◆ WHAT YOU HAVE TO DO: Show each line that has the string "TikZ" in it.

◆ DATA TO USE:
◆ ◆ ◆ ◆ ◆ ◆ ◆

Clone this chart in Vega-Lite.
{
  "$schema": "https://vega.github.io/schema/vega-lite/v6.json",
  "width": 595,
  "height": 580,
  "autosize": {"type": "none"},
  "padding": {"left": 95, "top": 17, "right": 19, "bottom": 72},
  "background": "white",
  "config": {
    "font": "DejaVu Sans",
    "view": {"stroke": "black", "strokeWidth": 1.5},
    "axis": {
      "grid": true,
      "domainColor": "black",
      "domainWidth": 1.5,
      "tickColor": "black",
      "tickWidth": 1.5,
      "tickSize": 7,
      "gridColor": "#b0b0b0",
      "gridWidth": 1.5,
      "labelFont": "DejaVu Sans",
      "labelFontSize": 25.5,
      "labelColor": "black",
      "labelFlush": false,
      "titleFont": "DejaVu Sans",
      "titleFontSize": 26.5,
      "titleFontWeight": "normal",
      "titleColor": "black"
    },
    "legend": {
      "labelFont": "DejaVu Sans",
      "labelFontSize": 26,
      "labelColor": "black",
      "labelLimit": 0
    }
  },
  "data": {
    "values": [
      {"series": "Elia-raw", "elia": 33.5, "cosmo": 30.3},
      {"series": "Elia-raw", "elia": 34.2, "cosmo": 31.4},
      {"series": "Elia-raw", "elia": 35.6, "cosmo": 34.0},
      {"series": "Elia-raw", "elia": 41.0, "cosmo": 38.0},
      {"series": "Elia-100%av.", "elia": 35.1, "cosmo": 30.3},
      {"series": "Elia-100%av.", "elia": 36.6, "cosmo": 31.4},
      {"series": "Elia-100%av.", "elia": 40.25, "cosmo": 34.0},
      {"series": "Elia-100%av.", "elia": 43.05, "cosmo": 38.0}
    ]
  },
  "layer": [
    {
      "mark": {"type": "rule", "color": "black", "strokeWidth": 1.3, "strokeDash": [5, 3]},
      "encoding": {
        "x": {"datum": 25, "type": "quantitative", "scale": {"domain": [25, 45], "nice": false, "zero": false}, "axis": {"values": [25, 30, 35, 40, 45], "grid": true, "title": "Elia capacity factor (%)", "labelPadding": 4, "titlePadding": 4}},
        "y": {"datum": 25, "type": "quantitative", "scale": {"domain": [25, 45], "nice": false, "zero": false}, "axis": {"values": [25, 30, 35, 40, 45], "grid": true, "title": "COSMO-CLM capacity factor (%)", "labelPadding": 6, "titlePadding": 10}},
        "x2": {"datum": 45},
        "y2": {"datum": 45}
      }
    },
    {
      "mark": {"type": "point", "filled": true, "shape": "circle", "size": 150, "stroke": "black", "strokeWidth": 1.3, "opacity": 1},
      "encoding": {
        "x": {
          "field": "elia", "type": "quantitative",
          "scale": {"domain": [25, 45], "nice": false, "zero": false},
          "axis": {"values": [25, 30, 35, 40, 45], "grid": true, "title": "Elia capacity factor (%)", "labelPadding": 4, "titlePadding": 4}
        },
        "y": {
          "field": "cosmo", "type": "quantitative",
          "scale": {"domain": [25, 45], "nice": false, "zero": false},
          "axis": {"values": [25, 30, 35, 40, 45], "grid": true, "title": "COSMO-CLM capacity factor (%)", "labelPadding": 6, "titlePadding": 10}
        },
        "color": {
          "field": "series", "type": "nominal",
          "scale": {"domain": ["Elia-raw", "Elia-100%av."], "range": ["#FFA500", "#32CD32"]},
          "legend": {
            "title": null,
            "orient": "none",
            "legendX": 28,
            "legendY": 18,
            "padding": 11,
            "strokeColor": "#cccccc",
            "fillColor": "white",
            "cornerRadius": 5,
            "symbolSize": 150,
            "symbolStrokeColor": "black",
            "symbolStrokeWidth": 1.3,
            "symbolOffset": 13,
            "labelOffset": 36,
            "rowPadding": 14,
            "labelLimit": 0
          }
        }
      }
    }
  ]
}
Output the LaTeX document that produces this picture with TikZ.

◆ ◆ ◆ ◆ ◆ ◆ ◆

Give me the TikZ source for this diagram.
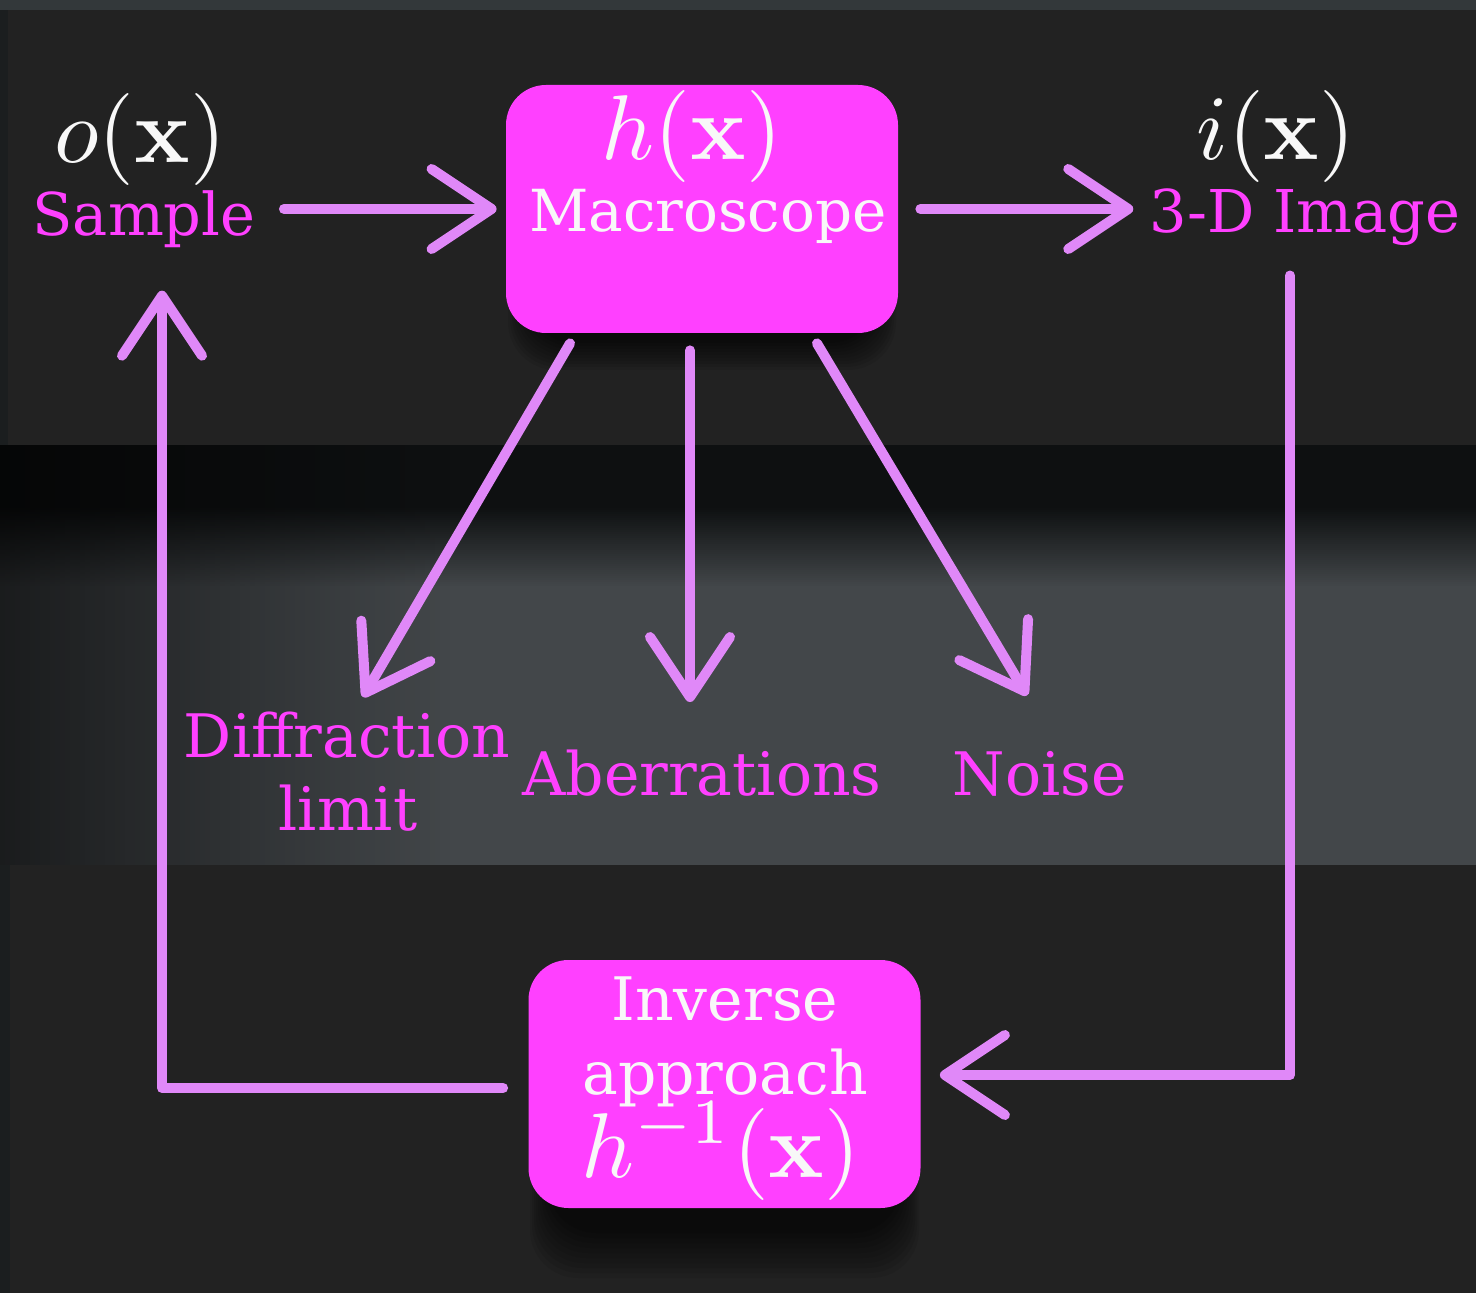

◆ ◆ ◆ ◆ ◆ ◆ ◆

◆ REPLY TO THE EXERCISE:
Output the LaTeX document that produces this picture with TikZ.
Give me the TikZ source for this diagram.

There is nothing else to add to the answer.